The Conservative chairman had reportedly been due to receive a knighthood in the recent New Year’s honours list, but was blocked due to concerns over his tax situation.
Mr Zahawi is also facing questions about his contact with David Cameron, after he reportedly failed to tell officials that he had exchanged WhatsApp messages with the former PM when he was lobbying for Greensill Capital loans.
The Tory chair wrongly told Information Commissioner’s Office (ICO) investigators that he had not exchanged messages with Mr Cameron, according to The Times. Mr Zahawi later said messages had been deleted.
Meanwhile, Mr Sunak has said “regrets deeply” the decision not to wear a seatbelt last week while travelling in a moving car which saw him fined by Lancashire Constabulary.
Asked if would apologise for not wearing a seatbelt, Mr Sunak said: “Yes, I regret not wearing a seatbelt. It was a mistake and that is why I apologised straight away.”
Grilled on whether the public could trust him as PM to follow the “laws of the land” following his fine, Mr Sunak replied: “Of course I do. In this instance, I made a mistake which I regret deeply and that’s why I apologised straight away.”
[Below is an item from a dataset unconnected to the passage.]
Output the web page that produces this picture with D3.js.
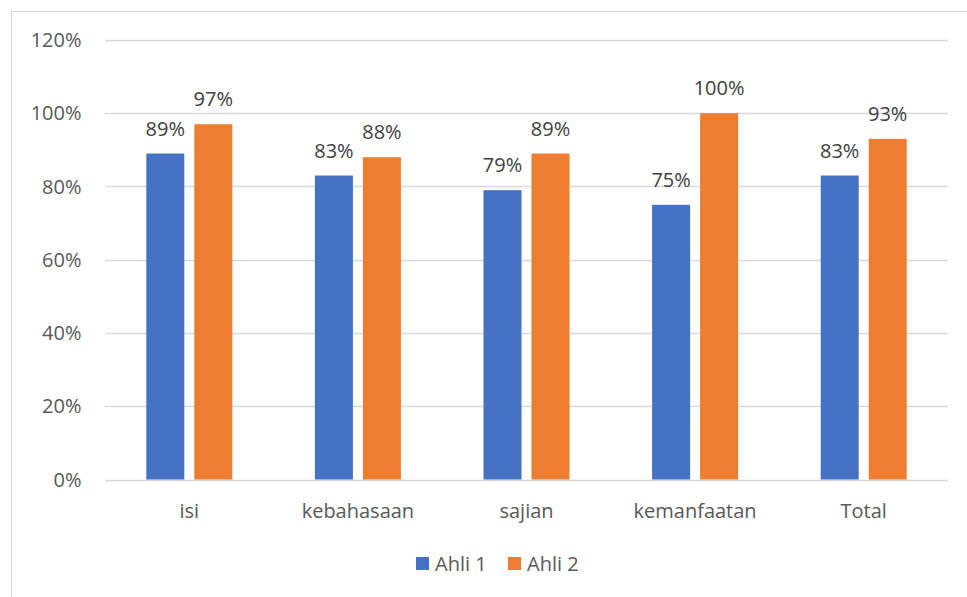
<!DOCTYPE html>
<html>
<head>
<meta charset="utf-8">
<script src="https://cdn.jsdelivr.net/npm/d3@7"></script>
<style>
  html, body { margin: 0; padding: 0; background: #fff; }
  svg { display: block; }
  text { font-family: "Open Sans", "Noto Sans", sans-serif; fill: #595959; }
  text.val { fill: #404040; }
</style>
</head>
<body>
<svg id="chart" width="967" height="597"></svg>
<script>
// Aspect categories and scores from the two experts
const categories = ["isi", "kebahasaan", "sajian", "kemanfaatan", "Total"];
const ahli1 = [0.89, 0.83, 0.79, 0.75, 0.83];
const ahli2 = [0.97, 0.88, 0.89, 1.00, 0.93];
const seriesNames = ["Ahli 1", "Ahli 2"];
const colors = ["#4472C4", "#ED7D31"];
const yTicks = [0, 0.2, 0.4, 0.6, 0.8, 1.0, 1.2];

const svg = d3.select("#chart");
const W = 967, H = 597;
const FS = 20;

// chart frame
svg.append("rect")
  .attr("x", 11.5).attr("y", 11.5)
  .attr("width", W).attr("height", H)
  .attr("fill", "#fff").attr("stroke", "#d9d9d9").attr("stroke-width", 1);

const plot = { left: 105, right: 948, top: 40, bottom: 479.5 };

const x0 = d3.scaleBand().domain(categories).range([plot.left, plot.right]).paddingInner(0).paddingOuter(0);
const y = d3.scaleLinear().domain([0, 1.2]).range([plot.bottom, plot.top]);

const barW = 38, gap = 10;
const x1 = d3.scaleOrdinal().domain(seriesNames).range([-(barW + gap / 2), gap / 2]);

// gridlines
svg.append("g")
  .selectAll("line").data(yTicks).join("line")
  .attr("x1", plot.left).attr("x2", plot.right)
  .attr("y1", d => Math.round(y(d)) + 0.5).attr("y2", d => Math.round(y(d)) + 0.5)
  .attr("stroke", "#d9d9d9").attr("stroke-width", 1.3);

// y axis labels
const fmt = d3.format(".0%");
svg.append("g")
  .selectAll("text").data(yTicks).join("text")
  .attr("x", 81.5).attr("y", d => y(d))
  .attr("dy", "0.35em")
  .attr("text-anchor", "end")
  .attr("font-size", FS)
  .text(d => fmt(d));

// bars
const rows = categories.map((c, i) => ({ c, vals: [ahli1[i], ahli2[i]] }));
const groups = svg.append("g").selectAll("g").data(rows).join("g")
  .attr("transform", d => `translate(${x0(d.c) + x0.bandwidth() / 2},0)`);

groups.selectAll("rect").data(d => d.vals.map((v, j) => ({ v, s: seriesNames[j], j }))).join("rect")
  .attr("x", d => x1(d.s))
  .attr("y", d => y(d.v))
  .attr("width", barW)
  .attr("height", d => plot.bottom - y(d.v))
  .attr("fill", d => colors[d.j]);

// value labels
groups.selectAll("text.val").data(d => d.vals.map((v, j) => ({ v, s: seriesNames[j], j }))).join("text")
  .attr("class", "val")
  .attr("x", d => x1(d.s) + barW / 2)
  .attr("y", d => y(d.v) - 18)
  .attr("text-anchor", "middle")
  .attr("font-size", FS)
  .text(d => fmt(d.v));

// category labels
svg.append("g").selectAll("text").data(categories).join("text")
  .attr("x", d => x0(d) + x0.bandwidth() / 2)
  .attr("y", 511)
  .attr("dy", "0.35em")
  .attr("text-anchor", "middle")
  .attr("font-size", FS)
  .text(d => d);

// legend
const legend = svg.append("g");
const legendX = [416, 508];
seriesNames.forEach((name, i) => {
  legend.append("rect")
    .attr("x", legendX[i]).attr("y", 557)
    .attr("width", 13).attr("height", 13)
    .attr("fill", colors[i]);
  legend.append("text")
    .attr("x", legendX[i] + 19).attr("y", 563.5)
    .attr("dy", "0.35em")
    .attr("font-size", FS)
    .text(name);
});
</script>
</body>
</html>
Mr Sunak also said BBC chairman Richard Sharp went through a “rigorous” appointments process amid claims he was helped Boris Johnson secure a £800,000 credit line.
The BBC board will review the appointment of its chair, it was announced on Monday. Mr Sharp – who has denied any conflict of interest – said the row had become “a distraction for the organisation, which I regret”.
Mr Sunak said: “The appointments process itself for appointing the BBC chairman is a rigorous process, it is independent, there are two stages to it, it is transparent and published online. Mr Sharp’s appointment went through that full process.”
Mr Johnson said he was “ding-dang sure” that claims of a conflict of interest were “a load of complete nonsense” when asked about the matter by Sky News on Monday morning.